I have a very strange crash on ARM linux platform caused by simple code. The problem is that it reproduces rarely (once a day) and another problem is that it crashes where it actually cannot.
Let's start from C++ code. Thread function does this:
event_obj events[EVENTS_MAX]; // EVENTS_MAX = 32
int num = 0;
m_engine->getEvents(events, &num);
engine
is pointer to base abstract class which has only one implementation at the moment. getEvents is pure virtual method.
getEvents
after some changes does nothing but this
int engine::getEvents(event_obj*, int* num)
{
if (num != nullptr)
{
*num = 0; // SEGMENTATION FAULT
}
return 1; // ok
}
SEGFAULT happens when trying to store 0 in num. First I thought it is stack corruption, but after I checked generated assembler code it seems that nothing is stored in stack here. This method doesn't even have stack protection generated (-fstack-protector-strong is enabled), both parameters are stored in registers r1 and r2. Let's see the code for function call:
event_obj events[EVENTS_MAX];
int num = 0;
236f8: 2300 movs r3, #0
236fa: ac06 add r4, sp, #24
236fc: 9306 str r3, [sp, #24]
m_engine->getEvents(events, &num);
236fe: 6803 ldr r3, [r0, #0]
23700: 691b ldr r3, [r3, #16]
23702: 4622 mov r2, r4
23704: a90c add r1, sp, #48 ; 0x30
23706: 4798 blx r3
and the code for the function itself:
int engine::getEvents(event_obj*, int* num)
{
if (num != nullptr)
251f8: 4613 mov r3, r2
251fa: b10a cbz r2, 25200 <_Z18engine_thread_funcPv+0x9e0>
{
*num = 0;
251fc: 2200 movs r2, #0
251fe: 601a str r2, [r3, #0]
}
return 1; // ok
}
25200: 2001 movs r0, #1
25202: 4770 bx lr
return 1; // ok
}
as you can see from the generated code, pointers are put int r1
and r2
registers.
23702: 4622 mov r2, r4
23704: a90c add r1, sp, #48 ; 0x30
Even if stack is corrupted, it may corrupt value for num
variable, but how can it corrupt pointer in register? Also from crash log I can see that LR
address is wrong.
CRASH signal 11 Segmentation fault address 0xf0000000 PC 0x251fe LR 0x6c3c533c
The only thing I cannot see from here is the address of jump (blx r3), because called method is virtual. I have one very unlikely assumption that instead of jumping to the first line of virtual method body, it jumped to few lines prior to that and corrupted registers, but I don't get how is it possible. Also it crashes always at the same line, even after changing the code. That is very strange.

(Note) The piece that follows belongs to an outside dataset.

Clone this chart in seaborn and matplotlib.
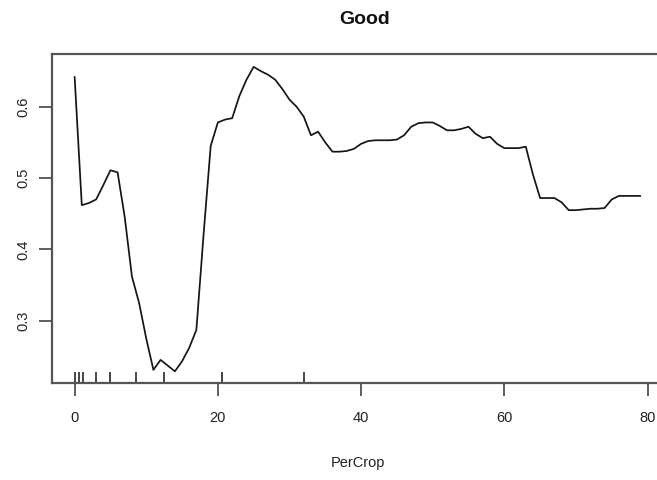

Can someone suggest something to try? Any ideas?
Thanks in advance.
The fault occurs because engine is no longer valid. The method containing engine probably been deallocated - ie, your thread memory is gone. As such, engine-getevents is not even valid in memory. Something happened somewhere else in your code and the threads should have stopped running - and exited. They havent. This is much like a callback into an application that is exiting.